» SOURCE EXCERPT

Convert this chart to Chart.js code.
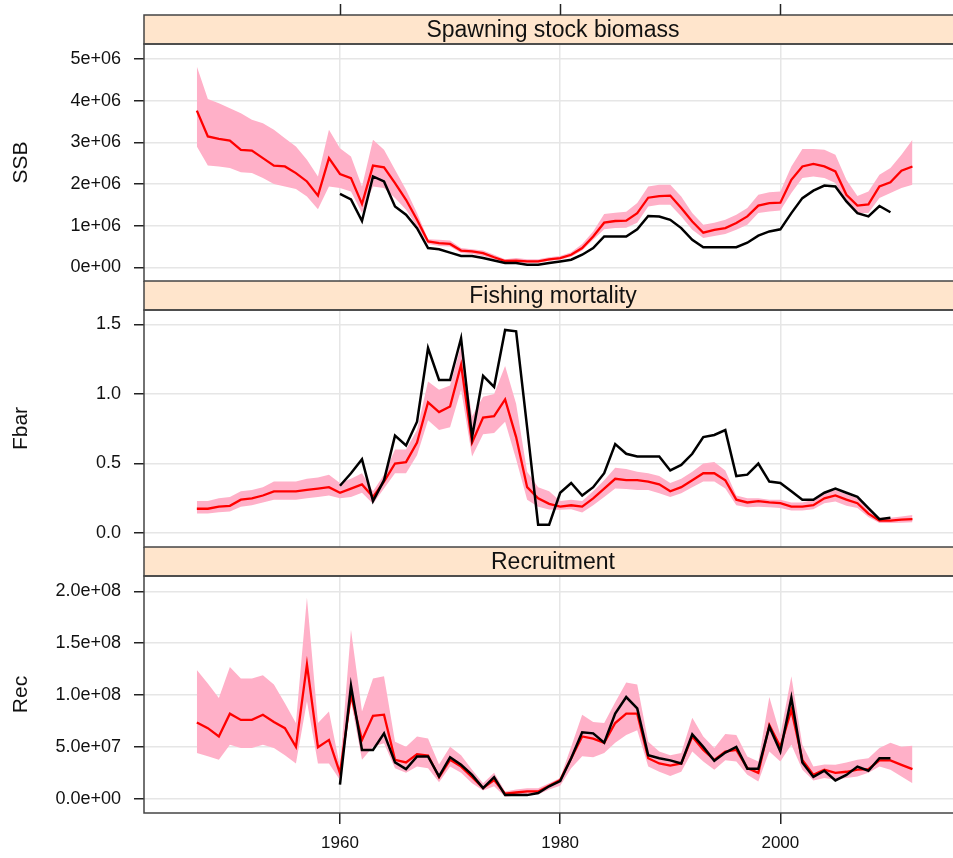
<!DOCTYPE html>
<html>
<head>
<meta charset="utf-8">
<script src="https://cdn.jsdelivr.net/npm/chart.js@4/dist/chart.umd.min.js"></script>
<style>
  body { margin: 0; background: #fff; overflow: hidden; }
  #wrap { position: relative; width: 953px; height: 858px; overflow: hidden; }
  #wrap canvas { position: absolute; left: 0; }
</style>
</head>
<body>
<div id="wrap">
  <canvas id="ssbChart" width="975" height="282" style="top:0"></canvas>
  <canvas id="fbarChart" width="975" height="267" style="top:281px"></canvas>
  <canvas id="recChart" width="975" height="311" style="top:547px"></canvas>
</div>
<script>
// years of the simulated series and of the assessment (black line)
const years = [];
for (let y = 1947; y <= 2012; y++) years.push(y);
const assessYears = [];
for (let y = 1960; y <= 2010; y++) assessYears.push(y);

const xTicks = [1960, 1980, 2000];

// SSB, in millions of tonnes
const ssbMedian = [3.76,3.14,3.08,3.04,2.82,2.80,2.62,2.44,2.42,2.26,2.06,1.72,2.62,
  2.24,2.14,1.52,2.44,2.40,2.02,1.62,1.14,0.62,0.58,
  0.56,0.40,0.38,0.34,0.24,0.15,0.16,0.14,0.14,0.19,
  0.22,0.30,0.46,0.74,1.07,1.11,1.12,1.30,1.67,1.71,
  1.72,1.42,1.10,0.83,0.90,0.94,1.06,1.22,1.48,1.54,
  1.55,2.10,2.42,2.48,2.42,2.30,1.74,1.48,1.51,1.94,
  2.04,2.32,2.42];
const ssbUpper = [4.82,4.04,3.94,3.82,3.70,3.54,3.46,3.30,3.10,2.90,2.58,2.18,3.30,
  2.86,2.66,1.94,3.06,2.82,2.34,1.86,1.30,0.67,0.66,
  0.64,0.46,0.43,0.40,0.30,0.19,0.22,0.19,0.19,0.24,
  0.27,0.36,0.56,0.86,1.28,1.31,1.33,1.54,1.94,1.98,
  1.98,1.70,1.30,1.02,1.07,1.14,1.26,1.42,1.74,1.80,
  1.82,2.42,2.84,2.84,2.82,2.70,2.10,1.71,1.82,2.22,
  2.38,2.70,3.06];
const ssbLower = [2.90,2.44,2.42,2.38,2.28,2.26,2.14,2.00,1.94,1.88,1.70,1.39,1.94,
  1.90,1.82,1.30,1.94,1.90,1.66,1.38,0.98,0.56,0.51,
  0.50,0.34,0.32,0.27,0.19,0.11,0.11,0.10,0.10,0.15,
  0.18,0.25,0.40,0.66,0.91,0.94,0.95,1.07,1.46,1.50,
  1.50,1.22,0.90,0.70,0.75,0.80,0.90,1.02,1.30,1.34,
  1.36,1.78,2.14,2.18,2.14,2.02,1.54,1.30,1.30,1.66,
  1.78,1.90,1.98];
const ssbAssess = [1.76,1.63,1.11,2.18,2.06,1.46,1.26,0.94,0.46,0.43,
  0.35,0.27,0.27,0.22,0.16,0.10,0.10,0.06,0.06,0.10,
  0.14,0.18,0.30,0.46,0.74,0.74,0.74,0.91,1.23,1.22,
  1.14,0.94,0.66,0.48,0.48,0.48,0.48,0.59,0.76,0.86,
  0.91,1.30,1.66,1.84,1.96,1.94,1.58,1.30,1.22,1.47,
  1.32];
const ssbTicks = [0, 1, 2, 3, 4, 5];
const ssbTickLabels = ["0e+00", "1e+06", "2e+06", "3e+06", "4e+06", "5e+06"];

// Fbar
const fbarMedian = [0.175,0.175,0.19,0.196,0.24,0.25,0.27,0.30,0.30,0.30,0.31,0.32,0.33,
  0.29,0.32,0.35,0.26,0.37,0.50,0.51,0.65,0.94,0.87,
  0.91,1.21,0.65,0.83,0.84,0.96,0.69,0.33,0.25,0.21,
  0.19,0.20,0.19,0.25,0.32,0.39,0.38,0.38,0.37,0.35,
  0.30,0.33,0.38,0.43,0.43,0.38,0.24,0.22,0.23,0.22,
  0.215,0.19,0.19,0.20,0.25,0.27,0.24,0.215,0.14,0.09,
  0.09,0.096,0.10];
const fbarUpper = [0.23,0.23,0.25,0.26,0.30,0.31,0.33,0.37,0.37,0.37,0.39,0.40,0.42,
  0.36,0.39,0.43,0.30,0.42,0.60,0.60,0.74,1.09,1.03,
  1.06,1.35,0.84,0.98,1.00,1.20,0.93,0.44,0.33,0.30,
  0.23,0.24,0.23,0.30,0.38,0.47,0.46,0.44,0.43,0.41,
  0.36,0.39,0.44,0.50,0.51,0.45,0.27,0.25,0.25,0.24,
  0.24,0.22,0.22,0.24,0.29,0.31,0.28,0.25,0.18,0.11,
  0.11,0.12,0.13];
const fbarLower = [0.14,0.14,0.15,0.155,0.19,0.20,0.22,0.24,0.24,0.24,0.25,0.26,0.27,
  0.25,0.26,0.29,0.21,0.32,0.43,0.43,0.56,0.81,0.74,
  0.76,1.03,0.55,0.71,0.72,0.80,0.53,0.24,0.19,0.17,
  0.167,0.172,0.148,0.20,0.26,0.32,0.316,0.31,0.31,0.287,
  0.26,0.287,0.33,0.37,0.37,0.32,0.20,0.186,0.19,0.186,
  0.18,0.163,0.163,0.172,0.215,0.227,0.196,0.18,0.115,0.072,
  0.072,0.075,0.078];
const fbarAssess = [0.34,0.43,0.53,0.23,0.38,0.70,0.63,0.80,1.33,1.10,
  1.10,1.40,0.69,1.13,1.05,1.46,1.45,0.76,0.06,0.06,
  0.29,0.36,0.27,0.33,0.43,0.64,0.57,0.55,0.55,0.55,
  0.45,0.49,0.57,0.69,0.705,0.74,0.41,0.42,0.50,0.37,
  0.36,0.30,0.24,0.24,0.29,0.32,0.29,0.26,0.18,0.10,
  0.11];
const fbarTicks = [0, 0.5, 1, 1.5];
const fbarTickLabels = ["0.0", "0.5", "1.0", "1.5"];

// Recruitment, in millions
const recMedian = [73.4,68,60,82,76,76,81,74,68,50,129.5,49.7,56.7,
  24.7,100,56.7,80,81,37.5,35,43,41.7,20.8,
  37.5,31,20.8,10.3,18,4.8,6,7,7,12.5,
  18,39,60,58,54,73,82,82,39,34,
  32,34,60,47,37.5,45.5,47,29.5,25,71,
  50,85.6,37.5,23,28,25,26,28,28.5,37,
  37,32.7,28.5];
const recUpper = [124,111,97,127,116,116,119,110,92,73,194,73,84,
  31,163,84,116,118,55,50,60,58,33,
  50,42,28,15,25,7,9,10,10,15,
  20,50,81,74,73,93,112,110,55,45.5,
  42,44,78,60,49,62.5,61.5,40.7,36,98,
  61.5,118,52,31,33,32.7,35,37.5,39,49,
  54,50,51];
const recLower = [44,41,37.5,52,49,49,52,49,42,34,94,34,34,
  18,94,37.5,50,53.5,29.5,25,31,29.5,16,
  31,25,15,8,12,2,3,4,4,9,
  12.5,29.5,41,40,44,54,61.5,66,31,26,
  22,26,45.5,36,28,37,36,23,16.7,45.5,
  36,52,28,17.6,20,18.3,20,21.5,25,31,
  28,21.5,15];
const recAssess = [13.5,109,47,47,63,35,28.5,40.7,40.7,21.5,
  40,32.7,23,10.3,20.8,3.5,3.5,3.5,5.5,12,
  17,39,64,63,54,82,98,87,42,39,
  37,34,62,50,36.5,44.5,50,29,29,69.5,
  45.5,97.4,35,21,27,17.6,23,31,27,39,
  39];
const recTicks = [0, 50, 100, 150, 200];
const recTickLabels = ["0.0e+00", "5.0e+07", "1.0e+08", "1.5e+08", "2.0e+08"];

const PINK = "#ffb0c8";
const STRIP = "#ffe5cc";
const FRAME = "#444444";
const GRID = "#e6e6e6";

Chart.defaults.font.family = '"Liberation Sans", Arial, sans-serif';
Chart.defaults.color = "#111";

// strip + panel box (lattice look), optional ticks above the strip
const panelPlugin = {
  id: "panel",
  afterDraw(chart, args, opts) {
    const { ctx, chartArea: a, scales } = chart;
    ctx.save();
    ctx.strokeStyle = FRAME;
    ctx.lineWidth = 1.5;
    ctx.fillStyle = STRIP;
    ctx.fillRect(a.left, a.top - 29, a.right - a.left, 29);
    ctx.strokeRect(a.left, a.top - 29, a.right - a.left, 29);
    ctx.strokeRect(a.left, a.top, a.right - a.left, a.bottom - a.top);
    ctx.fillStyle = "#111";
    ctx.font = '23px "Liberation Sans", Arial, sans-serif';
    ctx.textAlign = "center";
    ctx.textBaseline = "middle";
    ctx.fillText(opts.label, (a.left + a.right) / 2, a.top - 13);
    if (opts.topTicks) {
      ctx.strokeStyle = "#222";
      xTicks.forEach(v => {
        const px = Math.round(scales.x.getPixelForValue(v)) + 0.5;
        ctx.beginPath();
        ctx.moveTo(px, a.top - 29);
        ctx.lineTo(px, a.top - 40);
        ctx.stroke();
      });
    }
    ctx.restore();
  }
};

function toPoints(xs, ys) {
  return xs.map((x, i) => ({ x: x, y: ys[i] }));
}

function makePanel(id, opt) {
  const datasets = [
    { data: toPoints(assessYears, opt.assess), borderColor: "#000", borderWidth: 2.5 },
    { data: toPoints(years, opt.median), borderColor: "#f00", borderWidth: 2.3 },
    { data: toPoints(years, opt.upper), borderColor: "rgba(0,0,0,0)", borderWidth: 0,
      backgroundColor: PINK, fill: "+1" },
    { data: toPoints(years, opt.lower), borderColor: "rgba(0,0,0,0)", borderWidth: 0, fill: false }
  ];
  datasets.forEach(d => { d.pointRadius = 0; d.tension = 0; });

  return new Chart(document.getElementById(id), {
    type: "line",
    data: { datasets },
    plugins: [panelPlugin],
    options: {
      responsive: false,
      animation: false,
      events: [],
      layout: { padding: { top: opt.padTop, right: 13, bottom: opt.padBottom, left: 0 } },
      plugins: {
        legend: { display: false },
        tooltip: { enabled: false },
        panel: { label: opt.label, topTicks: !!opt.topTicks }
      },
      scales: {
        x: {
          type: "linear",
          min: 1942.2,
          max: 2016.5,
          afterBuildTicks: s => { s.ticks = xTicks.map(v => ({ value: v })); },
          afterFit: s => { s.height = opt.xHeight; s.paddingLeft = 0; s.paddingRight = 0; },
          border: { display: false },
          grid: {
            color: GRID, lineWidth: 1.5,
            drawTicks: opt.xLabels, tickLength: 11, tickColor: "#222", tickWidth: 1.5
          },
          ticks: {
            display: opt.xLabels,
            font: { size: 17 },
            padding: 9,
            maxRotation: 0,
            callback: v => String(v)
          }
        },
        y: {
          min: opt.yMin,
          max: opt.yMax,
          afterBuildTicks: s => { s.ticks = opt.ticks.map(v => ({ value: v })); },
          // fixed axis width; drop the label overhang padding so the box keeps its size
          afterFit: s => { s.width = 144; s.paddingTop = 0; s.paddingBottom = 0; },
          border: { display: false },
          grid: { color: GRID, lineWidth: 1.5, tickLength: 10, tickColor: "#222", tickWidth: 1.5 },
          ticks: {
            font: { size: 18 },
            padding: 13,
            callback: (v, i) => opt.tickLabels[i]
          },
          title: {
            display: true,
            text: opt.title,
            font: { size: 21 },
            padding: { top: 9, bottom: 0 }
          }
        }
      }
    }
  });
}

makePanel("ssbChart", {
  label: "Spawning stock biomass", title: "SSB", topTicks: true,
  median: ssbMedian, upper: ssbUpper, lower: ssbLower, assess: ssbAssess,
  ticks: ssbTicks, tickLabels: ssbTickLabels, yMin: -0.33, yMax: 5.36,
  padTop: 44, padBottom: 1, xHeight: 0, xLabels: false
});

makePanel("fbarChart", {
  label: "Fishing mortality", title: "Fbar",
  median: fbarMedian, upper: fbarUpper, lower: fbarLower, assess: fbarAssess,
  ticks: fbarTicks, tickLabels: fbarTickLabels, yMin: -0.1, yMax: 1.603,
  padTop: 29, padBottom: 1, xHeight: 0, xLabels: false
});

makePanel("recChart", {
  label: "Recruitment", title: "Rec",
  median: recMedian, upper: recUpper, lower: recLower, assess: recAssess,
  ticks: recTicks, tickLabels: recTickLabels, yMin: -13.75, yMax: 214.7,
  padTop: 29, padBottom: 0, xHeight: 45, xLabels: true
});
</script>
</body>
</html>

» EXERCISE OBJECTIVE
Copy exactly the lines running from the beginning of the listing through the line that has "const xTicks = [1960, 1980, 2000];". Drop the pictures.

» EXERCISE OUTPUT
Convert this chart to Chart.js code.
<!DOCTYPE html>
<html>
<head>
<meta charset="utf-8">
<script src="https://cdn.jsdelivr.net/npm/chart.js@4/dist/chart.umd.min.js"></script>
<style>
  body { margin: 0; background: #fff; overflow: hidden; }
  #wrap { position: relative; width: 953px; height: 858px; overflow: hidden; }
  #wrap canvas { position: absolute; left: 0; }
</style>
</head>
<body>
<div id="wrap">
  <canvas id="ssbChart" width="975" height="282" style="top:0"></canvas>
  <canvas id="fbarChart" width="975" height="267" style="top:281px"></canvas>
  <canvas id="recChart" width="975" height="311" style="top:547px"></canvas>
</div>
<script>
// years of the simulated series and of the assessment (black line)
const years = [];
for (let y = 1947; y <= 2012; y++) years.push(y);
const assessYears = [];
for (let y = 1960; y <= 2010; y++) assessYears.push(y);

const xTicks = [1960, 1980, 2000];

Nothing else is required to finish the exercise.